**WORK REQUIRED:** The lines to extract run from the first line of the material below to the line containing "SI_COLOR = '#C82A8E'", both included; leave the pictures behind.

=====

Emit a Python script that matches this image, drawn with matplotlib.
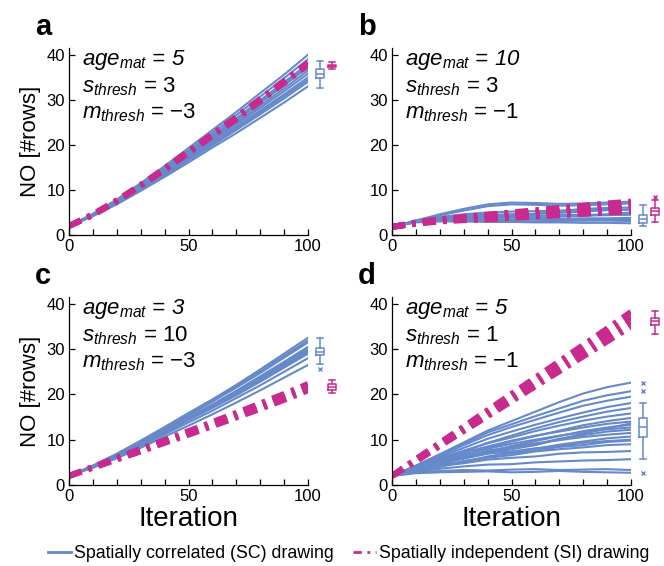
import matplotlib
matplotlib.use('Agg')
import matplotlib.pyplot as plt
from matplotlib.lines import Line2D
from matplotlib.ticker import MultipleLocator

plt.rcParams['font.family'] = ['Liberation Sans', 'DejaVu Sans']
plt.rcParams['mathtext.fontset'] = 'custom'
plt.rcParams['mathtext.rm'] = 'Liberation Sans'
plt.rcParams['mathtext.it'] = 'Liberation Sans:italic'

SC_COLOR = '#6689CA'
SI_COLOR = '#C82A8E'

# iterations sampled every 10 steps
iters = [0, 10, 20, 30, 40, 50, 60, 70, 80, 90, 100]

# ---------------- panel a ----------------
a_sc = [
    [2.0, 4.2, 6.8, 9.8, 12.9, 16.1, 19.4, 22.6, 26.0, 29.4, 33.0],
    [2.0, 4.2, 7.0, 10.0, 13.2, 16.6, 19.9, 23.3, 26.8, 30.3, 34.0],
    [2.0, 4.3, 7.1, 10.3, 13.6, 17.0, 20.5, 24.0, 27.6, 31.2, 35.0],
    [2.0, 4.4, 7.2, 10.5, 13.8, 17.4, 20.9, 24.5, 28.2, 31.9, 35.8],
    [2.0, 4.4, 7.4, 10.6, 14.1, 17.7, 21.3, 24.9, 28.7, 32.5, 36.5],
    [2.0, 4.5, 7.5, 10.8, 14.3, 18.0, 21.7, 25.4, 29.3, 33.2, 37.2],
    [2.0, 4.5, 7.6, 11.0, 14.6, 18.4, 22.2, 25.9, 29.9, 33.9, 38.0],
    [2.0, 4.6, 7.7, 11.3, 15.0, 18.8, 22.7, 26.6, 30.7, 34.8, 39.0],
    [2.0, 4.7, 7.9, 11.5, 15.3, 19.3, 23.3, 27.3, 31.5, 35.6, 40.0],
    [2.0, 4.3, 7.0, 10.1, 13.4, 16.8, 20.2, 23.7, 27.2, 30.8, 34.5],
    [2.0, 4.5, 7.5, 10.9, 14.4, 18.2, 21.9, 25.7, 29.6, 33.6, 37.6],
]
a_si = [
    [2.0, 4.5, 7.6, 11.0, 14.6, 18.4, 22.2, 25.9, 29.9, 33.9, 38.0],
    [2.0, 4.6, 7.7, 11.1, 14.8, 18.6, 22.4, 26.2, 30.2, 34.2, 38.3],
    [2.0, 4.4, 7.5, 10.9, 14.5, 18.2, 22.0, 25.7, 29.7, 33.7, 37.7],
]
a_box_sc = dict(med=35.8, q1=34.75, q3=36.9, whislo=32.6, whishi=38.6, fliers=[])
a_box_si = dict(med=37.5, q1=37.3, q3=37.8, whislo=36.8, whishi=38.5, fliers=[])

# ---------------- panel b ----------------
b_sc = [
    [1.8, 2.9, 3.3, 3.4, 3.5, 3.5, 3.6, 3.6, 3.7, 3.7, 3.8],
    [1.8, 3.0, 3.7, 4.0, 4.2, 4.3, 4.3, 4.4, 4.5, 4.5, 4.6],
    [1.8, 3.1, 4.0, 4.6, 5.0, 5.2, 5.3, 5.4, 5.5, 5.6, 5.6],
    [1.8, 3.2, 4.4, 5.4, 6.4, 6.8, 6.7, 6.5, 6.6, 6.8, 7.0],
    [1.8, 3.2, 4.6, 5.8, 6.8, 7.2, 7.1, 6.9, 7.0, 7.2, 7.4],
    [1.8, 2.8, 3.0, 3.0, 2.9, 2.9, 2.8, 2.8, 2.7, 2.7, 2.6],
    [1.8, 2.9, 3.4, 3.6, 3.8, 4.0, 4.1, 4.2, 4.3, 4.4, 4.5],
    [1.8, 3.0, 3.6, 3.9, 4.0, 4.1, 4.0, 4.1, 4.3, 4.6, 5.0],
    [1.8, 3.0, 3.5, 3.7, 3.9, 4.2, 4.7, 5.3, 5.8, 6.0, 6.1],
    [1.8, 2.9, 3.2, 3.3, 3.3, 3.4, 3.4, 3.3, 3.3, 3.4, 3.4],
    [1.8, 3.1, 3.9, 4.3, 4.5, 4.6, 4.7, 4.9, 5.2, 5.5, 5.7],
    [1.8, 2.9, 3.2, 3.2, 3.1, 3.1, 3.0, 3.1, 3.2, 3.2, 3.1],
]
b_si = [
    [1.8, 2.6, 3.2, 3.5, 3.8, 4.1, 4.5, 4.9, 5.3, 5.6, 5.9],
    [1.8, 2.7, 3.4, 3.8, 4.2, 4.6, 5.0, 5.5, 6.0, 6.4, 6.8],
    [1.8, 2.5, 3.0, 3.3, 3.5, 3.8, 4.1, 4.4, 4.7, 5.0, 5.2],
    [1.8, 2.8, 3.5, 4.0, 4.5, 5.0, 5.5, 6.0, 6.5, 7.0, 7.4],
    [1.8, 2.6, 3.1, 3.4, 3.6, 3.9, 4.2, 4.5, 4.8, 5.1, 5.4],
    [1.8, 2.6, 3.3, 3.7, 4.0, 4.4, 4.8, 5.2, 5.6, 6.0, 6.3],
]
b_box_sc = dict(med=3.6, q1=2.7, q3=4.5, whislo=2.1, whishi=6.7, fliers=[])
b_box_si = dict(med=5.3, q1=4.5, q3=6.0, whislo=2.8, whishi=7.8, fliers=[8.4])

# ---------------- panel c ----------------
c_sc = [
    [2.0, 3.8, 5.9, 8.2, 10.7, 13.1, 15.6, 18.2, 20.9, 23.7, 26.5],
    [2.0, 4.0, 6.2, 8.6, 11.2, 13.8, 16.4, 19.2, 22.0, 25.0, 28.0],
    [2.0, 4.0, 6.3, 8.9, 11.6, 14.3, 17.0, 19.8, 22.8, 25.9, 29.0],
    [2.0, 4.1, 6.4, 9.1, 11.9, 14.6, 17.4, 20.3, 23.4, 26.6, 29.8],
    [2.0, 4.1, 6.6, 9.3, 12.1, 15.0, 17.8, 20.8, 24.0, 27.2, 30.5],
    [2.0, 4.2, 6.7, 9.5, 12.5, 15.4, 18.4, 21.5, 24.7, 28.1, 31.5],
    [2.0, 4.3, 6.9, 9.8, 12.8, 15.9, 18.9, 22.1, 25.5, 29.0, 32.5],
    [2.0, 4.1, 6.5, 9.2, 12.0, 14.8, 17.6, 20.6, 23.7, 26.9, 30.2],
    [2.0, 4.0, 6.3, 9.0, 11.7, 14.4, 17.2, 20.1, 23.1, 26.2, 29.4],
    [2.0, 4.2, 6.8, 9.6, 12.6, 15.6, 18.6, 21.8, 25.1, 28.5, 31.9],
]
c_si = [
    [2.0, 3.9, 5.8, 7.7, 9.6, 11.5, 13.4, 15.3, 17.3, 19.4, 21.6],
    [2.0, 4.0, 6.0, 8.0, 9.9, 11.9, 13.9, 15.9, 18.0, 20.1, 22.3],
    [2.0, 3.8, 5.6, 7.4, 9.3, 11.1, 13.0, 14.9, 16.8, 18.8, 20.9],
]
c_box_sc = dict(med=29.4, q1=28.7, q3=30.2, whislo=26.7, whishi=32.4, fliers=[25.7])
c_box_si = dict(med=21.6, q1=20.9, q3=22.2, whislo=20.2, whishi=23.2, fliers=[])

# ---------------- panel d ----------------
d_sc = [
    [2.0, 2.6, 2.8, 2.9, 3.0, 2.8, 2.9, 3.1, 2.9, 2.8, 2.7],
    [2.0, 3.0, 3.6, 4.1, 4.5, 4.6, 5.0, 5.2, 5.4, 5.5, 5.7],
    [2.0, 3.3, 4.2, 4.8, 5.6, 6.0, 6.3, 6.9, 7.2, 7.3, 7.5],
    [2.0, 3.1, 4.0, 5.2, 6.0, 6.6, 7.4, 7.9, 8.3, 8.8, 9.0],
    [2.0, 3.5, 4.9, 5.8, 6.9, 7.4, 8.1, 8.6, 9.3, 9.7, 10.0],
    [2.0, 3.2, 4.1, 5.3, 6.1, 7.3, 8.0, 8.9, 9.6, 10.3, 10.7],
    [2.0, 3.6, 5.2, 6.3, 7.6, 8.4, 9.2, 9.9, 10.6, 11.1, 11.5],
    [2.0, 3.4, 4.6, 6.0, 7.1, 8.3, 9.0, 10.2, 11.0, 11.8, 12.2],
    [2.0, 3.7, 5.3, 6.8, 8.0, 9.1, 10.0, 10.9, 11.6, 12.3, 12.7],
    [2.0, 3.3, 4.5, 5.9, 7.3, 8.6, 9.7, 10.8, 11.9, 12.7, 13.3],
    [2.0, 3.8, 5.6, 7.2, 8.5, 9.8, 10.9, 11.8, 12.7, 13.5, 14.0],
    [2.0, 3.5, 5.0, 6.7, 8.2, 9.6, 10.8, 12.0, 13.2, 14.1, 14.8],
    [2.0, 3.9, 5.8, 7.6, 9.2, 10.5, 11.9, 13.1, 14.2, 15.1, 15.8],
    [2.0, 3.6, 5.4, 7.4, 9.3, 10.9, 12.5, 13.9, 15.1, 16.2, 17.0],
    [2.0, 4.0, 6.1, 8.2, 10.2, 11.8, 13.3, 14.7, 16.0, 17.2, 18.1],
    [2.0, 4.1, 6.4, 8.8, 11.0, 12.8, 14.4, 16.0, 17.5, 18.6, 19.5],
    [2.0, 4.2, 6.6, 9.1, 11.6, 13.4, 15.2, 16.9, 18.6, 19.8, 20.7],
    [2.0, 4.3, 6.8, 9.4, 12.0, 14.1, 16.2, 18.3, 20.2, 21.6, 22.6],
    [2.0, 2.8, 3.1, 3.3, 3.2, 3.4, 3.5, 3.3, 3.4, 3.5, 3.3],
    [2.0, 3.2, 4.4, 5.1, 6.3, 7.0, 7.6, 8.4, 8.8, 9.5, 9.8],
    [2.0, 3.7, 5.1, 6.2, 7.0, 7.9, 8.8, 10.1, 11.3, 12.5, 13.6],
]
d_si = [
    [2.0, 5.4, 8.8, 12.2, 15.6, 19.0, 22.4, 25.8, 29.2, 32.6, 36.0],
    [2.0, 5.6, 9.1, 12.6, 16.1, 19.6, 23.1, 26.6, 30.1, 33.6, 37.1],
    [2.0, 5.2, 8.6, 11.9, 15.2, 18.5, 21.8, 25.1, 28.4, 31.7, 35.0],
    [2.0, 5.7, 9.3, 12.9, 16.5, 20.1, 23.7, 27.3, 30.9, 34.5, 38.2],
]
d_box_sc = dict(med=12.7, q1=10.7, q3=14.8, whislo=5.7, whishi=18.1, fliers=[20.7, 22.6, 2.7])
d_box_si = dict(med=36.1, q1=35.3, q3=36.9, whislo=33.3, whishi=38.5, fliers=[])

panels = [
    ('a', a_sc, a_si, a_box_sc, a_box_si, ('5', '3', '\u22123')),
    ('b', b_sc, b_si, b_box_sc, b_box_si, ('10', '3', '\u22121')),
    ('c', c_sc, c_si, c_box_sc, c_box_si, ('3', '10', '\u22123')),
    ('d', d_sc, d_si, d_box_sc, d_box_si, ('5', '1', '\u22121')),
]

W, H = 664, 566
fig = plt.figure(figsize=(W / 100, H / 100), dpi=100)

# axes boxes in pixels: left, bottom, right, top (measured from the top edge)
boxes = {'a': (69, 235, 308, 48), 'b': (392, 235, 631, 48),
         'c': (69, 485, 308, 297), 'd': (392, 485, 631, 297)}

si_dash = (0, (2.2, 1.2, 0.6, 1.2))

for letter, sc, si, box_sc, box_si, params in panels:
    l, b, r, t = boxes[letter]
    ax = fig.add_axes([l / W, 1 - b / H, (r - l) / W, (b - t) / H])

    for run in sc:
        ax.plot(iters, run, color=SC_COLOR, lw=1.5, solid_joinstyle='round')
    for run in si:
        ax.plot(iters, run, color=SI_COLOR, lw=4.3, linestyle=si_dash)

    # final-value box plots just right of the axis
    for stats, pos, col in [(box_sc, 105, SC_COLOR), (box_si, 110, SI_COLOR)]:
        art = ax.bxp([stats], positions=[pos], widths=3.6, showfliers=True,
                     manage_ticks=False,
                     boxprops=dict(color=col, lw=1.1),
                     medianprops=dict(color=col, lw=1.1),
                     whiskerprops=dict(color=col, lw=1.1),
                     capprops=dict(color=col, lw=1.1),
                     flierprops=dict(marker='x', markersize=3, markeredgecolor=col,
                                     markeredgewidth=1.0),
                     capwidths=2.2)
        for items in art.values():
            for a in items:
                a.set_clip_on(False)

    ax.set_xlim(0, 100)
    ax.set_ylim(0, 41.5)
    ax.set_xticks([0, 50, 100])
    ax.xaxis.set_minor_locator(MultipleLocator(10))
    ax.set_yticks([0, 10, 20, 30, 40])
    ax.tick_params(direction='in', labelsize=12, length=4, width=0.9, pad=3)
    ax.tick_params(which='minor', direction='in', length=4, width=0.9)
    for s in ['top', 'right']:
        ax.spines[s].set_visible(False)
    for s in ['left', 'bottom']:
        ax.spines[s].set_linewidth(0.9)

    ax.text(0.054, 0.909, r'$age_{mat}$ = ' + params[0], transform=ax.transAxes,
            fontsize=16, style='italic', va='baseline')
    ax.text(0.054, 0.765, r'$s_{thresh}$ = ' + params[1], transform=ax.transAxes,
            fontsize=16, va='baseline')
    ax.text(0.054, 0.626, r'$m_{thresh}$ = ' + params[2], transform=ax.transAxes,
            fontsize=16, va='baseline')

    fig.text((l - 34) / W, 1 - (t - 13) / H, letter, fontsize=21, fontweight='bold',
             va='baseline')

    if letter in ('a', 'c'):
        ax.set_ylabel('NO [#rows]', fontsize=16, labelpad=4)
    if letter in ('c', 'd'):
        ax.set_xlabel('Iteration', fontsize=20, labelpad=1)

handles = [Line2D([], [], color=SC_COLOR, lw=2),
           Line2D([], [], color=SI_COLOR, lw=2, linestyle=(0, (3, 2, 1, 2)))]
fig.legend(handles, ['Spatially correlated (SC) drawing', 'Spatially independent (SI) drawing'],
           loc='lower center', bbox_to_anchor=(0.525, -0.022), ncol=2, frameon=False,
           fontsize=12.8, handlelength=1.3, handletextpad=0.15, columnspacing=1.1)

fig.savefig('out.png', dpi=100)
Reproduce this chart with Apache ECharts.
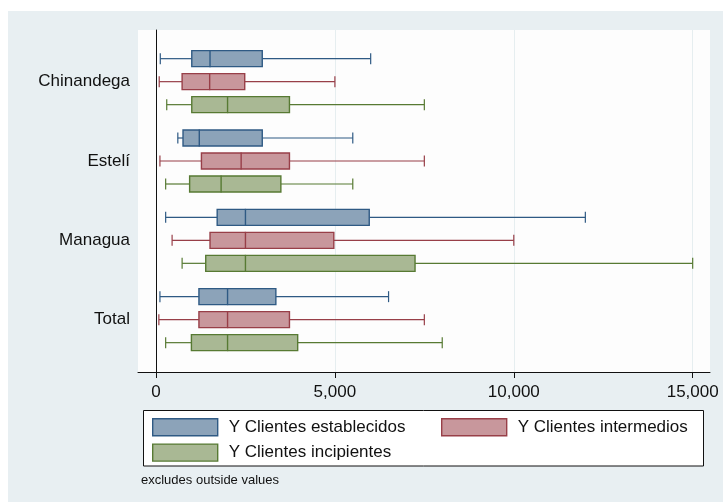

=====

**SOLUTION TO THIS EXERCISE:**
Emit a Python script that matches this image, drawn with matplotlib.
import matplotlib
matplotlib.use('Agg')
import matplotlib.pyplot as plt
from matplotlib.lines import Line2D
from matplotlib.ticker import MultipleLocator

plt.rcParams['font.family'] = ['Liberation Sans', 'DejaVu Sans']
plt.rcParams['mathtext.fontset'] = 'custom'
plt.rcParams['mathtext.rm'] = 'Liberation Sans'
plt.rcParams['mathtext.it'] = 'Liberation Sans:italic'

SC_COLOR = '#6689CA'
SI_COLOR = '#C82A8E'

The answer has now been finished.